> **Task description**
List each line of the data that holds the string "with", please.

--- Start Provided data ---

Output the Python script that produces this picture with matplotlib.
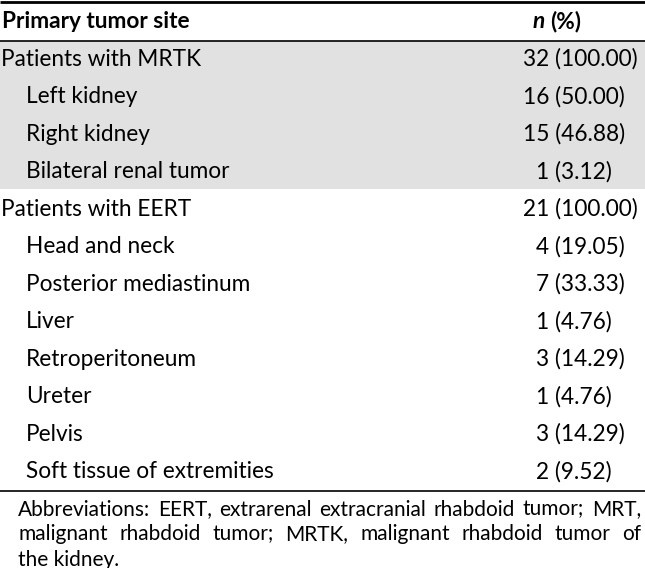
import matplotlib
matplotlib.use("Agg")
import matplotlib.pyplot as plt

W, H = 645, 568
FONT = "Lato"

header = ["Primary tumor site", "n", "(%)"]
sites = ["Patients with MRTK", "Left kidney", "Right kidney", "Bilateral renal tumor",
         "Patients with EERT", "Head and neck", "Posterior mediastinum", "Liver",
         "Retroperitoneum", "Ureter", "Pelvis", "Soft tissue of extremities"]
indent = [0, 1, 1, 1, 0, 1, 1, 1, 1, 1, 1, 1]
counts = [32, 16, 15, 1, 21, 4, 7, 1, 3, 1, 3, 2]
pcts = ["100.00", "50.00", "46.88", "3.12", "100.00", "19.05", "33.33", "4.76",
        "14.29", "4.76", "14.29", "9.52"]
shaded = [True, True, True, True, False, False, False, False, False, False, False, False]
footnote = ["Abbreviations: EERT, extrarenal extracranial rhabdoid tumor; MRT,",
            "malignant rhabdoid tumor; MRTK, malignant rhabdoid tumor of",
            "the kidney."]

fig = plt.figure(figsize=(W / 100, H / 100), dpi=100)
ax = fig.add_axes([0, 0, 1, 1])
ax.set_xlim(0, W)
ax.set_ylim(H, 0)
ax.axis("off")
fig.canvas.draw()
r = fig.canvas.get_renderer()


def width(s, **kw):
    t = ax.text(0, 0, s, **kw)
    w = t.get_window_extent(r).width
    t.remove()
    return w


fs = 16.3
row_h = 37.5
top_body = 40.5
paren_x = 555

# header
ax.plot([0, W], [1.5, 1.5], color="black", lw=2.0, solid_capstyle="butt")
hk = dict(fontsize=fs, fontweight="bold", family=FONT, va="center")
ax.text(2, 21, header[0], ha="left", **hk)
ax.text(581, 21, header[2], ha="right", **hk)
wp = width(header[2], **hk)
wsp = width("n " + header[2], **hk) - wp - width("n", **hk)
ax.text(581 - wp - wsp, 21, header[1], ha="right", style="italic", **hk)

# shading
nshade = sum(shaded)
ax.add_patch(plt.Rectangle((0, top_body), W, nshade * row_h - 1.5, color="#e1e1e1", lw=0, zorder=0))
ax.plot([0, W], [top_body, top_body], color="black", lw=1.2, solid_capstyle="butt")

tk = dict(fontsize=fs, family=FONT, va="center")
for i, (s, ind, c, p) in enumerate(zip(sites, indent, counts, pcts)):
    y = top_body + (i + 0.5) * row_h
    ax.text(1 + 25 * ind, y, s, ha="left", **tk)
    full = f"{c} ({p})"
    off = width(full, **tk) - width(f"({p})", **tk)
    ax.text(paren_x - off, y, full, ha="left", **tk)

bottom = top_body + len(sites) * row_h
ax.plot([0, W], [bottom, bottom], color="black", lw=1.2, solid_capstyle="butt")

# footnote, justified
ffs = 15
fk = dict(fontsize=ffs, family=FONT, va="center")
x0, x1 = 18, 641
for li, line in enumerate(footnote):
    y = bottom + 19 + li * 25
    words = line.split(" ")
    if li < len(footnote) - 1:
        widths = [width(w, **fk) for w in words]
        gap = (x1 - x0 - sum(widths)) / (len(words) - 1)
        x = x0
        for w, wd in zip(words, widths):
            ax.text(x, y, w, ha="left", **fk)
            x += wd + gap
    else:
        ax.text(x0, y, line, ha="left", **fk)

fig.savefig("out.png", dpi=100)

--- End Provided data ---

> **Task response**
Output the Python script that produces this picture with matplotlib.
sites = ["Patients with MRTK", "Left kidney", "Right kidney", "Bilateral renal tumor",
         "Patients with EERT", "Head and neck", "Posterior mediastinum", "Liver",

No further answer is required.